━━━━━ GIVEN DATA ━━━━━

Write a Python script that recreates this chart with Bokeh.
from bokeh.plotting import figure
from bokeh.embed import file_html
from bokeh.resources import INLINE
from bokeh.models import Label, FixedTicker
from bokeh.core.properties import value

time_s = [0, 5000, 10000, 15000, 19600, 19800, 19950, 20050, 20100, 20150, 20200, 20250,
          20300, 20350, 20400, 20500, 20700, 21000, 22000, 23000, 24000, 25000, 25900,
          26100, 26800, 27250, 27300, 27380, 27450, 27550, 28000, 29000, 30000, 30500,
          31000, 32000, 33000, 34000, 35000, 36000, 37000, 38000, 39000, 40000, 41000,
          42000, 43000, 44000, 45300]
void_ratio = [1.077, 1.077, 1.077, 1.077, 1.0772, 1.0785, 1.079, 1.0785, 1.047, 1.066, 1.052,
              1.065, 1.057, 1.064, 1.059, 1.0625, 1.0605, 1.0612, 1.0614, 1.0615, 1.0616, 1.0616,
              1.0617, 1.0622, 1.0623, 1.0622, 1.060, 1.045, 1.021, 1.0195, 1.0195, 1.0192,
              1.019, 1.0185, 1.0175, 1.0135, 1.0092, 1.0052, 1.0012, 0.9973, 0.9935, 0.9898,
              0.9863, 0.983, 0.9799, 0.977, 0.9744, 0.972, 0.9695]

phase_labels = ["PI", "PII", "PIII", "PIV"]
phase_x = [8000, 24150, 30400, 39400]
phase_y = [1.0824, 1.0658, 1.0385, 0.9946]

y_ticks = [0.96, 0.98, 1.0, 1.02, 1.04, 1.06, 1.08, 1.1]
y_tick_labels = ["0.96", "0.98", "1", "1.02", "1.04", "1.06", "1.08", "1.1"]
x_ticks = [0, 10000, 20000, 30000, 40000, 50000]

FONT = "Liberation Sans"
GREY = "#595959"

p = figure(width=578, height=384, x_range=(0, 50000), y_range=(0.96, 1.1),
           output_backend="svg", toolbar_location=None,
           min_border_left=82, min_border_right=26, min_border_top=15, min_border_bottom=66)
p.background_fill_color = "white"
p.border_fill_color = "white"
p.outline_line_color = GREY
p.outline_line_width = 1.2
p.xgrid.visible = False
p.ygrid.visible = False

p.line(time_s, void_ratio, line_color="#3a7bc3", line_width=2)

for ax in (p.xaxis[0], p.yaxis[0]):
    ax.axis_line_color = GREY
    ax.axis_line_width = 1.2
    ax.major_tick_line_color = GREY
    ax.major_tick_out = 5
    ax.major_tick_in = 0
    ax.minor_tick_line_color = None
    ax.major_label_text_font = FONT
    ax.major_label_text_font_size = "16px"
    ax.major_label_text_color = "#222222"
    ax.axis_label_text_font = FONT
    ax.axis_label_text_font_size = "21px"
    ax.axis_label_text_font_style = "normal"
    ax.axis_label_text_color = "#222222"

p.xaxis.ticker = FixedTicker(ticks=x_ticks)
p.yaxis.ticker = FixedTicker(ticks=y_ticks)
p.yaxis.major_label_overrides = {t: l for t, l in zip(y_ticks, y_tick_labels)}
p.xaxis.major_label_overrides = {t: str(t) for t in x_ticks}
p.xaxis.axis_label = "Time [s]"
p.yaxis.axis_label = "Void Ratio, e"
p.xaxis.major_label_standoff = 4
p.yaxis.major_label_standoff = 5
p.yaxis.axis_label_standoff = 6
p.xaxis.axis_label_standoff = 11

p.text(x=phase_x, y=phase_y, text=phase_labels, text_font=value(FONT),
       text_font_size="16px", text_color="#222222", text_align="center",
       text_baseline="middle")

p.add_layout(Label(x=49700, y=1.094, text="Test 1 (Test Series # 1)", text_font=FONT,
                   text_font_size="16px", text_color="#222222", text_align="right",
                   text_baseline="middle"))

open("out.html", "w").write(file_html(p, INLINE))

━━━━━

Return the lines above exactly, keeping every word.

**RESPONSE BELOW**
Write a Python script that recreates this chart with Bokeh.
from bokeh.plotting import figure
from bokeh.embed import file_html
from bokeh.resources import INLINE
from bokeh.models import Label, FixedTicker
from bokeh.core.properties import value

time_s = [0, 5000, 10000, 15000, 19600, 19800, 19950, 20050, 20100, 20150, 20200, 20250,
          20300, 20350, 20400, 20500, 20700, 21000, 22000, 23000, 24000, 25000, 25900,
          26100, 26800, 27250, 27300, 27380, 27450, 27550, 28000, 29000, 30000, 30500,
          31000, 32000, 33000, 34000, 35000, 36000, 37000, 38000, 39000, 40000, 41000,
          42000, 43000, 44000, 45300]
void_ratio = [1.077, 1.077, 1.077, 1.077, 1.0772, 1.0785, 1.079, 1.0785, 1.047, 1.066, 1.052,
              1.065, 1.057, 1.064, 1.059, 1.0625, 1.0605, 1.0612, 1.0614, 1.0615, 1.0616, 1.0616,
              1.0617, 1.0622, 1.0623, 1.0622, 1.060, 1.045, 1.021, 1.0195, 1.0195, 1.0192,
              1.019, 1.0185, 1.0175, 1.0135, 1.0092, 1.0052, 1.0012, 0.9973, 0.9935, 0.9898,
              0.9863, 0.983, 0.9799, 0.977, 0.9744, 0.972, 0.9695]

phase_labels = ["PI", "PII", "PIII", "PIV"]
phase_x = [8000, 24150, 30400, 39400]
phase_y = [1.0824, 1.0658, 1.0385, 0.9946]

y_ticks = [0.96, 0.98, 1.0, 1.02, 1.04, 1.06, 1.08, 1.1]
y_tick_labels = ["0.96", "0.98", "1", "1.02", "1.04", "1.06", "1.08", "1.1"]
x_ticks = [0, 10000, 20000, 30000, 40000, 50000]

FONT = "Liberation Sans"
GREY = "#595959"

p = figure(width=578, height=384, x_range=(0, 50000), y_range=(0.96, 1.1),
           output_backend="svg", toolbar_location=None,
           min_border_left=82, min_border_right=26, min_border_top=15, min_border_bottom=66)
p.background_fill_color = "white"
p.border_fill_color = "white"
p.outline_line_color = GREY
p.outline_line_width = 1.2
p.xgrid.visible = False
p.ygrid.visible = False

p.line(time_s, void_ratio, line_color="#3a7bc3", line_width=2)

for ax in (p.xaxis[0], p.yaxis[0]):
    ax.axis_line_color = GREY
    ax.axis_line_width = 1.2
    ax.major_tick_line_color = GREY
    ax.major_tick_out = 5
    ax.major_tick_in = 0
    ax.minor_tick_line_color = None
    ax.major_label_text_font = FONT
    ax.major_label_text_font_size = "16px"
    ax.major_label_text_color = "#222222"
    ax.axis_label_text_font = FONT
    ax.axis_label_text_font_size = "21px"
    ax.axis_label_text_font_style = "normal"
    ax.axis_label_text_color = "#222222"

p.xaxis.ticker = FixedTicker(ticks=x_ticks)
p.yaxis.ticker = FixedTicker(ticks=y_ticks)
p.yaxis.major_label_overrides = {t: l for t, l in zip(y_ticks, y_tick_labels)}
p.xaxis.major_label_overrides = {t: str(t) for t in x_ticks}
p.xaxis.axis_label = "Time [s]"
p.yaxis.axis_label = "Void Ratio, e"
p.xaxis.major_label_standoff = 4
p.yaxis.major_label_standoff = 5
p.yaxis.axis_label_standoff = 6
p.xaxis.axis_label_standoff = 11

p.text(x=phase_x, y=phase_y, text=phase_labels, text_font=value(FONT),
       text_font_size="16px", text_color="#222222", text_align="center",
       text_baseline="middle")

p.add_layout(Label(x=49700, y=1.094, text="Test 1 (Test Series # 1)", text_font=FONT,
                   text_font_size="16px", text_color="#222222", text_align="right",
                   text_baseline="middle"))

open("out.html", "w").write(file_html(p, INLINE))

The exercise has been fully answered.